Product management is bad at oracle. That's another reason. They keep their knowledge under their belt and the feet on the ground is clueless!
The CIO are not dumb. Once they look at AWS (or Azure for Window services), why would they want OPC? The only companies pick OPC are those who are already locked in Oracle DB. Amazon is moving way too fast in the cloud space. There is no way Oracle can catch that. Even if Oracle buys Rackspace, they still have less than 5% cloud market share.

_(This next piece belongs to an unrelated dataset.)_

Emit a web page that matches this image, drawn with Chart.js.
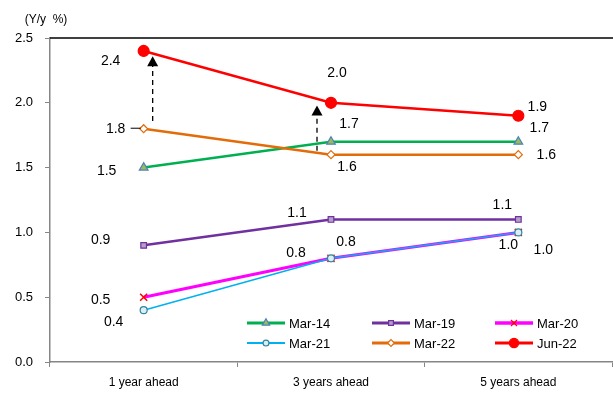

TK did not commit the resources to make it a compelling product. It was a lack of commitment and investment that sunk it. They will need to acquire their way to innovation and growth. They are too far behind to do anything else. They have all that cash. Instead of burning it on buy backs, they should use it to make acquisition. Not a $100 million or $1 billion one. They need to do something substantially larger. The problem is there are not that many companies out there to give them what they need. If someone built something technically impressive, it could be sold, but it would just be ruined in the end unless tactics change. These acquisitions aren't very strategic outside of the NetSuite deal, which was very very expensive but they had no choice.
This was a comment of mine posted on https://www.thelayoff.com/t/NlrMllk
Either the layoff website is buggy or someone decided to create a new thread out of it, which makes no sense. Probably that's why the number of threads on the Oracle forum is so high, the comments get re-posted as new threads.